▶ _Directions for this task_
Reproduce the lines below exactly, from the one containing "Reproduce this diagram with TikZ." through the one containing "(0,0) rectangle (1465,587);", both included. Leave out any pictures.
>> start Material supplied
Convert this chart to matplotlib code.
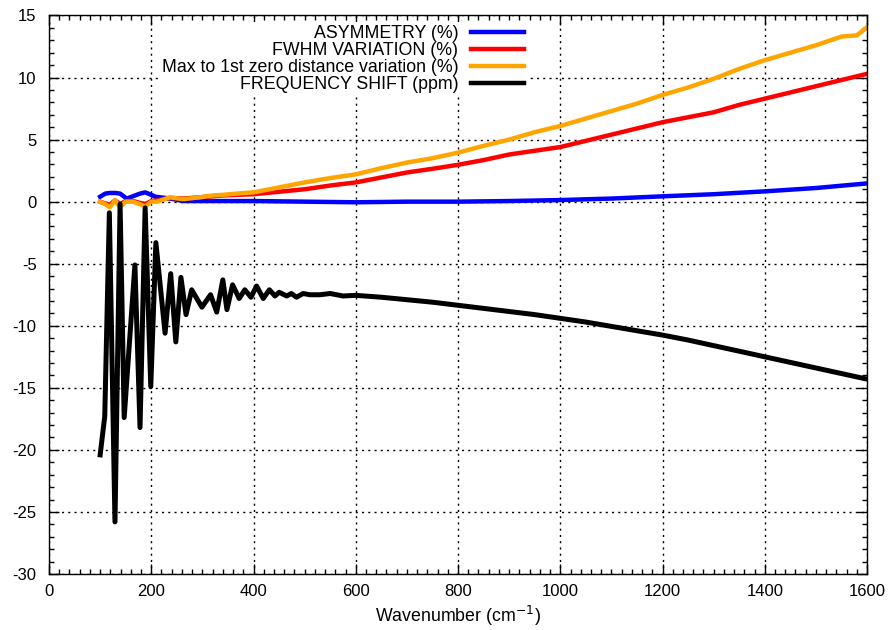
import numpy as np
import matplotlib
matplotlib.use("Agg")
import matplotlib.pyplot as plt
from matplotlib.ticker import MultipleLocator

plt.rcParams['font.family'] = ['Liberation Sans', 'DejaVu Sans']
plt.rcParams['axes.unicode_minus'] = False

# ---------------- data ----------------
wn_asym = [100, 110, 119, 130, 139, 152, 165, 178, 188, 200, 208, 237, 262, 300,
           400, 500, 600, 700, 800, 900, 1000, 1100, 1200, 1300, 1400, 1500, 1600]
asym = [0.4, 0.65, 0.7, 0.7, 0.65, 0.25, 0.45, 0.65, 0.75, 0.55, 0.4, 0.25, 0.05, 0.05,
        0.05, 0.0, -0.05, 0.0, 0.0, 0.05, 0.13, 0.25, 0.43, 0.6, 0.83, 1.1, 1.47]

wn_fwhm = [100, 110, 119, 129, 139, 150, 164, 178, 188, 200, 211, 237, 262, 295, 340,
           367, 400, 450, 500, 550, 600, 650, 700, 750, 800, 850, 900, 950, 1000, 1050,
           1100, 1150, 1200, 1250, 1300, 1350, 1400, 1450, 1500, 1550, 1600]
fwhm = [0.0, -0.15, -0.25, 0.1, -0.2, 0.05, 0.05, -0.1, -0.2, 0.05, 0.1, 0.3, 0.25, 0.35, 0.5,
        0.55, 0.6, 0.8, 1.0, 1.3, 1.55, 1.95, 2.35, 2.65, 2.97, 3.35, 3.8, 4.1, 4.4, 4.9,
        5.4, 5.9, 6.4, 6.8, 7.2, 7.8, 8.3, 8.8, 9.3, 9.8, 10.3]

wn_maxzero = [100, 110, 119, 129, 139, 150, 164, 178, 188, 200, 211, 237, 262, 295, 320,
              340, 367, 400, 450, 500, 550, 600, 650, 700, 750, 800, 850, 900, 950, 1000,
              1050, 1100, 1150, 1200, 1250, 1300, 1350, 1400, 1450, 1500, 1550, 1580, 1600]
maxzero = [0.0, -0.2, -0.45, 0.1, -0.45, 0.0, 0.0, -0.2, -0.4, 0.0, 0.0, 0.35, 0.2, 0.35, 0.5,
           0.55, 0.65, 0.75, 1.15, 1.55, 1.9, 2.2, 2.7, 3.15, 3.5, 3.95, 4.5, 5.0, 5.6, 6.1,
           6.7, 7.3, 7.9, 8.6, 9.2, 9.9, 10.7, 11.4, 12.0, 12.6, 13.3, 13.4, 14.05]

wn_shift = [100, 109, 118, 129, 139, 147, 168, 178, 188, 199, 209, 227, 238, 248, 258,
            268, 279, 299, 316, 328, 340, 348, 359, 372, 383, 395, 406, 419, 431, 442,
            450, 465, 474, 484, 497, 510, 530, 550, 575, 600, 650, 700, 750, 800, 850,
            900, 950, 1000, 1050, 1100, 1150, 1200, 1250, 1300, 1350, 1400, 1450, 1500,
            1550, 1600]
shift = [-20.4, -17.3, -0.9, -25.8, -0.2, -17.4, -5.1, -18.2, -0.5, -14.9, -3.3, -10.6, -5.8, -11.3, -6.1,
         -9.1, -7.1, -8.5, -7.5, -8.9, -6.3, -8.7, -6.7, -7.8, -7.1, -7.7, -6.8, -7.8, -7.1, -7.6,
         -7.3, -7.6, -7.4, -7.7, -7.4, -7.5, -7.5, -7.4, -7.6, -7.55, -7.7, -7.9, -8.1, -8.35, -8.6,
         -8.85, -9.1, -9.4, -9.7, -10.05, -10.4, -10.75, -11.15, -11.6, -12.05, -12.5, -12.95, -13.4,
         -13.85, -14.3]

labels = ["ASYMMETRY (%)", "FWHM VARIATION (%)",
          "Max to 1st zero distance variation (%)", "FREQUENCY SHIFT (ppm)"]
colors = ["#0000ff", "#ff0000", "#ffa500", "#000000"]
widths = [3.2, 3.2, 3.2, 3.6]

# ---------------- plot ----------------
fig = plt.figure(figsize=(8.88, 6.30), dpi=100)
ax = fig.add_axes([0.0552, 0.0889, 0.9212, 0.8865])

series = [(wn_asym, asym), (wn_fwhm, fwhm), (wn_maxzero, maxzero), (wn_shift, shift)]
for (x, y), lab, c, w in zip(series, labels, colors, widths):
    ax.plot(x, y, color=c, lw=w, label=lab)

ax.set_xlim(0, 1600)
ax.set_ylim(-30, 15)
ax.xaxis.set_major_locator(MultipleLocator(200))
ax.xaxis.set_minor_locator(MultipleLocator(20))
ax.yaxis.set_major_locator(MultipleLocator(5))
ax.yaxis.set_minor_locator(MultipleLocator(1))
ax.tick_params(which="both", direction="in", top=True, right=True, labelsize=12, colors="black")
ax.tick_params(which="major", length=7, width=1)
ax.tick_params(which="minor", length=3.5, width=1)
ax.tick_params(axis="x", pad=7)
ax.tick_params(axis="y", pad=9)
ax.grid(True, which="major", color="black", linestyle=(0, (1.5, 3)), lw=1)
for s in ax.spines.values():
    s.set_linewidth(1)

ax.set_xlabel("Wavenumber (cm$^{-1}$)", fontsize=12.8, labelpad=4)

leg = ax.legend(loc="upper right", bbox_to_anchor=(0.584, 0.988), frameon=True,
                markerfirst=False, fontsize=12.8, handlelength=3.0,
                labelspacing=0.0, handletextpad=0.7, borderaxespad=0.0,
                borderpad=0.15, fancybox=False)
leg.get_frame().set_facecolor("white")
leg.get_frame().set_edgecolor("none")
leg.get_frame().set_alpha(1)
for h in leg.get_lines():
    h.set_linewidth(3.2)

fig.savefig("out.png", dpi=100)
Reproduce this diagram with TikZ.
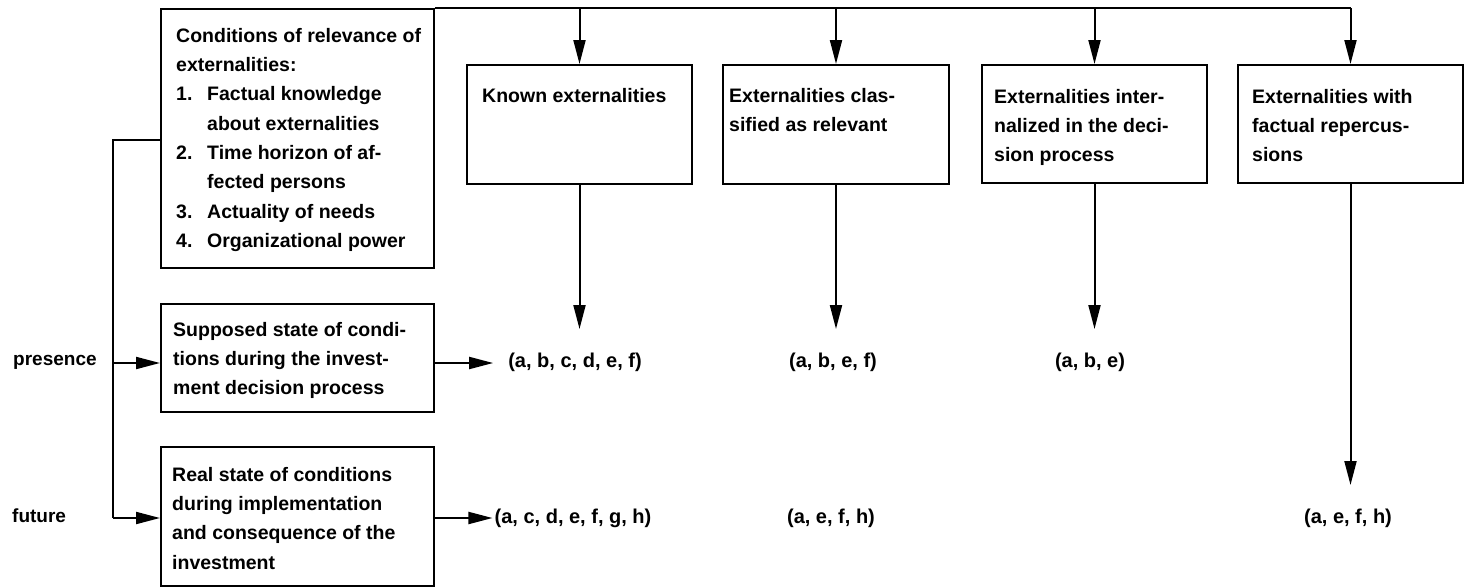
\documentclass[tikz,border=0pt]{standalone}
\usepackage{fontspec}
\setmainfont{Liberation Sans}
\usetikzlibrary{arrows.meta}
\begin{document}
\begin{tikzpicture}[x=1pt,y=-1pt,
  box/.style={draw, line width=2pt, inner sep=0, anchor=north west},
  txt/.style={anchor=north west, align=left, inner sep=0, font=\bfseries\fontsize{19.5}{29.3}\selectfont},
  res/.style={inner sep=0, font=\bfseries\fontsize{20}{24}\selectfont},
  lbl/.style={anchor=base west, inner sep=0, font=\bfseries\fontsize{19}{24}\selectfont},
  conn/.style={line width=2pt},
  arr/.style={conn, -{Triangle[length=24pt,width=12pt]}}]
\useasboundingbox (0,0) rectangle (1465,587);

% left boxes
\node[box, minimum width=273pt, minimum height=259pt] (b1) at (160,8) {};
\node[box, minimum width=273pt, minimum height=108pt] (b2) at (160,303) {};
\node[box, minimum width=273pt, minimum height=139pt] (b3) at (160,446) {};

\node[txt] (t1) at (176,28) {Conditions of relevance of\\externalities:\\
\makebox[31pt][l]{1.}Factual knowledge\\\hspace*{31pt}about externalities\\
\makebox[31pt][l]{2.}Time horizon of af-\\\hspace*{31pt}fected persons\\
\makebox[31pt][l]{3.}Actuality of needs\\
\makebox[31pt][l]{4.}Organizational power};
\node[txt] (t2) at (173,322) {Supposed state of condi-\\tions during the invest-\\ment decision process};
\node[txt] (t3) at (172,467) {Real state of conditions\\during implementation\\and consequence of the\\investment};

% top boxes
\node[box, minimum width=225pt, minimum height=119pt] (known) at (466,64) {};
\node[box, minimum width=226pt, minimum height=119pt] (class) at (722,64) {};
\node[box, minimum width=225pt, minimum height=118pt] (intern) at (981,64) {};
\node[box, minimum width=225pt, minimum height=118pt] (fact) at (1237,64) {};

\node[txt] (tk) at (482,88) {Known externalities};
\node[txt] (tc) at (729,88) {Externalities clas-\\sified as relevant};
\node[txt] (ti) at (994,89) {Externalities inter-\\nalized in the deci-\\sion process};
\node[txt] (tf) at (1252,89) {Externalities with\\factual repercus-\\sions};

% labels
\node[lbl] (pres) at (13,365) {presence};
\node[lbl] (fut) at (12,522) {future};

% results
\node[res] (r11) at (575,362) {(a, b, c, d, e, f)};
\node[res] (r12) at (833,362) {(a, b, e, f)};
\node[res] (r13) at (1090,362) {(a, b, e)};
\node[res] (r21) at (573,518) {(a, c, d, e, f, g, h)};
\node[res] (r22) at (831,518) {(a, e, f, h)};
\node[res] (r24) at (1348,518) {(a, e, f, h)};

% coordinates
\coordinate (busT) at (113,140);
\coordinate (busP) at (113,363);
\coordinate (busF) at (113,518);
\coordinate (row1) at (0,329);
\coordinate (row2) at (0,485);

% top bus
\draw[conn] (b1.north east) -- (fact.north |- b1.north);
\draw[arr] (known.north |- b1.north) -- (known.north);
\draw[arr] (class.north |- b1.north) -- (class.north);
\draw[arr] (intern.north |- b1.north) -- (intern.north);
\draw[arr] (fact.north |- b1.north) -- (fact.north);

% down arrows
\draw[arr] (known.south) -- (known.south |- row1);
\draw[arr] (class.south) -- (class.south |- row1);
\draw[arr] (intern.south) -- (intern.south |- row1);
\draw[arr] (fact.south) -- (fact.south |- row2);

% left bus
\draw[conn] (b1.west |- busT) -- (busT) -- (busF);
\draw[arr] (busP) -- (b2.west |- busP);
\draw[arr] (busF) -- (b3.west |- busF);

% right arrows
\draw[arr, shorten >=15pt] (b2.east |- busP) -- (r11.west |- busP);
\draw[arr, shorten >=2pt] (b3.east |- busF) -- (r21.west |- busF);
\end{tikzpicture}
\end{document}
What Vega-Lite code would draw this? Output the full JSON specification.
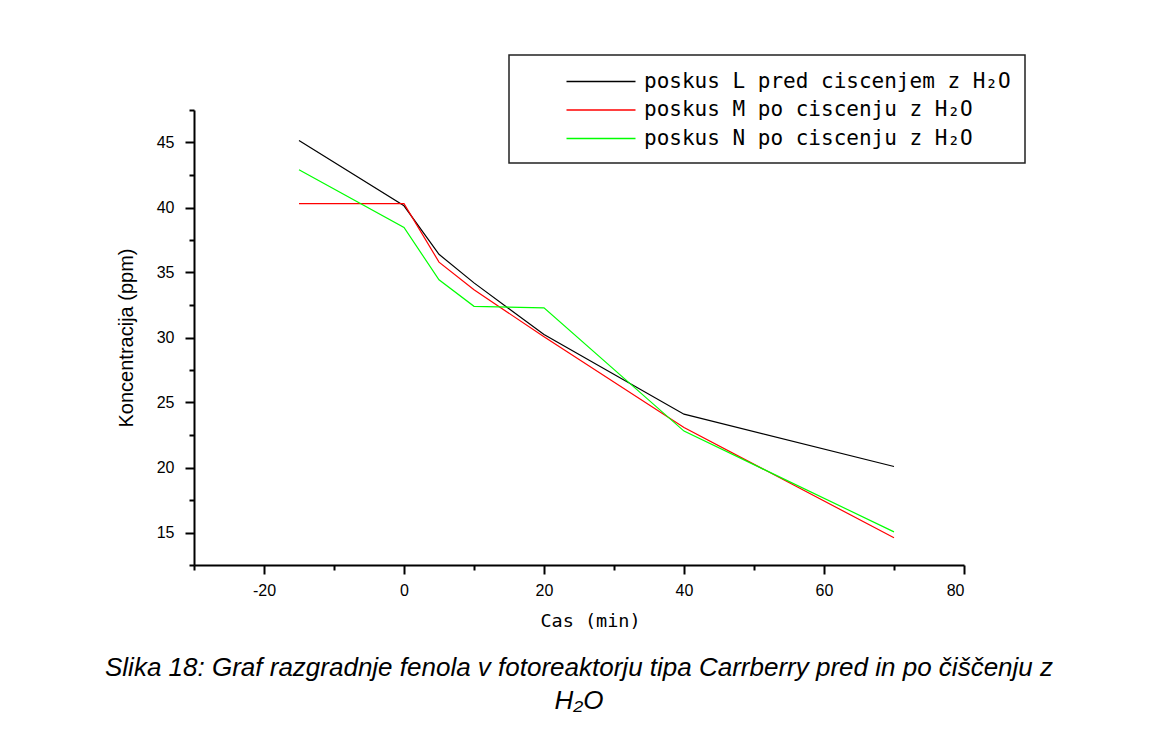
{
  "$schema": "https://vega.github.io/schema/vega-lite/v6.json",
  "width": 770,
  "height": 455,
  "autosize": {"type": "none"},
  "padding": {"left": 194, "top": 110, "right": 196, "bottom": 182},
  "background": "white",
  "title": {
    "text": ["Slika 18: Graf razgradnje fenola v fotoreaktorju tipa Carrberry pred in po čiščenju z", "H₂O"],
    "orient": "bottom",
    "anchor": "middle",
    "frame": "group",
    "font": "Liberation Sans",
    "fontSize": 26,
    "fontStyle": "italic",
    "fontWeight": "normal",
    "color": "black",
    "lineHeight": 33,
    "offset": 25
  },
  "data": {
    "values": [
      {"t": -15, "c": 45.15, "s": "poskus L pred ciscenjem z H₂O"},
      {"t": 0, "c": 40.13, "s": "poskus L pred ciscenjem z H₂O"},
      {"t": 5, "c": 36.4, "s": "poskus L pred ciscenjem z H₂O"},
      {"t": 10, "c": 34.2, "s": "poskus L pred ciscenjem z H₂O"},
      {"t": 20, "c": 30.23, "s": "poskus L pred ciscenjem z H₂O"},
      {"t": 40, "c": 24.1, "s": "poskus L pred ciscenjem z H₂O"},
      {"t": 70, "c": 20.08, "s": "poskus L pred ciscenjem z H₂O"},
      {"t": -15, "c": 40.3, "s": "poskus M po ciscenju z H₂O"},
      {"t": 0, "c": 40.3, "s": "poskus M po ciscenju z H₂O"},
      {"t": 5, "c": 35.8, "s": "poskus M po ciscenju z H₂O"},
      {"t": 10, "c": 33.67, "s": "poskus M po ciscenju z H₂O"},
      {"t": 20, "c": 30.05, "s": "poskus M po ciscenju z H₂O"},
      {"t": 40, "c": 23.08, "s": "poskus M po ciscenju z H₂O"},
      {"t": 70, "c": 14.6, "s": "poskus M po ciscenju z H₂O"},
      {"t": -15, "c": 42.9, "s": "poskus N po ciscenju z H₂O"},
      {"t": 0, "c": 38.46, "s": "poskus N po ciscenju z H₂O"},
      {"t": 5, "c": 34.44, "s": "poskus N po ciscenju z H₂O"},
      {"t": 10, "c": 32.4, "s": "poskus N po ciscenju z H₂O"},
      {"t": 20, "c": 32.28, "s": "poskus N po ciscenju z H₂O"},
      {"t": 40, "c": 22.8, "s": "poskus N po ciscenju z H₂O"},
      {"t": 70, "c": 15.05, "s": "poskus N po ciscenju z H₂O"}
    ]
  },
  "mark": {"type": "line", "strokeWidth": 1.2, "interpolate": "linear"},
  "encoding": {
    "x": {
      "field": "t",
      "type": "quantitative",
      "scale": {"domain": [-30, 80], "nice": false, "zero": false},
      "axis": {
        "title": "Cas (min)",
        "titleFont": "DejaVu Sans Mono",
        "titleFontSize": 18.5,
        "titleX": 396,
        "values": [-30, -20, -10, 0, 10, 20, 30, 40, 50, 60, 70, 80],
        "labelExpr": "datum.value % 20 === 0 ? '' + datum.value : ''",
        "tickSize": {"condition": {"test": "datum.value % 20 === 0", "value": 9}, "value": 5},
        "labelPadding": 8,
        "titlePadding": 13
      }
    },
    "y": {
      "field": "c",
      "type": "quantitative",
      "scale": {"domain": [12.5, 47.5], "nice": false, "zero": false},
      "axis": {
        "title": "Koncentracija (ppm)",
        "titleFont": "Liberation Sans",
        "titleFontSize": 20,
        "values": [12.5, 15, 17.5, 20, 22.5, 25, 27.5, 30, 32.5, 35, 37.5, 40, 42.5, 45, 47.5],
        "labelExpr": "datum.value % 5 === 0 ? '' + datum.value : ''",
        "tickSize": {"condition": {"test": "datum.value % 5 === 0", "value": 9}, "value": 5},
        "labelPadding": 11,
        "titlePadding": 20
      }
    },
    "color": {
      "field": "s",
      "type": "nominal",
      "scale": {
        "domain": ["poskus L pred ciscenjem z H₂O", "poskus M po ciscenju z H₂O", "poskus N po ciscenju z H₂O"],
        "range": ["#000000", "#ff0000", "#00ff00"]
      },
      "legend": {"title": null}
    }
  },
  "config": {
    "view": {"stroke": null},
    "axis": {
      "grid": false,
      "domainColor": "black",
      "domainWidth": 2,
      "tickColor": "black",
      "tickWidth": 2,
      "labelFont": "Liberation Sans",
      "labelFontSize": 16,
      "labelColor": "black",
      "titleFontWeight": "normal",
      "titleColor": "black"
    },
    "legend": {
      "orient": "none",
      "legendX": 315,
      "legendY": -55,
      "strokeColor": "#222222",
      "strokeWidth": 1.5,
      "fillColor": "white",
      "padding": 14,
      "symbolOffset": 65.5,
      "symbolType": "M-3,0H3",
      "symbolSize": 529,
      "symbolStrokeWidth": 1.3,
      "labelFont": "DejaVu Sans Mono",
      "labelFontSize": 21,
      "labelColor": "black",
      "labelOffset": 30.5,
      "rowPadding": 5.5,
      "labelLimit": 600
    }
  }
}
>> end Material supplied
▶ _Written answer_
Reproduce this diagram with TikZ.
\documentclass[tikz,border=0pt]{standalone}
\usepackage{fontspec}
\setmainfont{Liberation Sans}
\usetikzlibrary{arrows.meta}
\begin{document}
\begin{tikzpicture}[x=1pt,y=-1pt,
  box/.style={draw, line width=2pt, inner sep=0, anchor=north west},
  txt/.style={anchor=north west, align=left, inner sep=0, font=\bfseries\fontsize{19.5}{29.3}\selectfont},
  res/.style={inner sep=0, font=\bfseries\fontsize{20}{24}\selectfont},
  lbl/.style={anchor=base west, inner sep=0, font=\bfseries\fontsize{19}{24}\selectfont},
  conn/.style={line width=2pt},
  arr/.style={conn, -{Triangle[length=24pt,width=12pt]}}]
\useasboundingbox (0,0) rectangle (1465,587);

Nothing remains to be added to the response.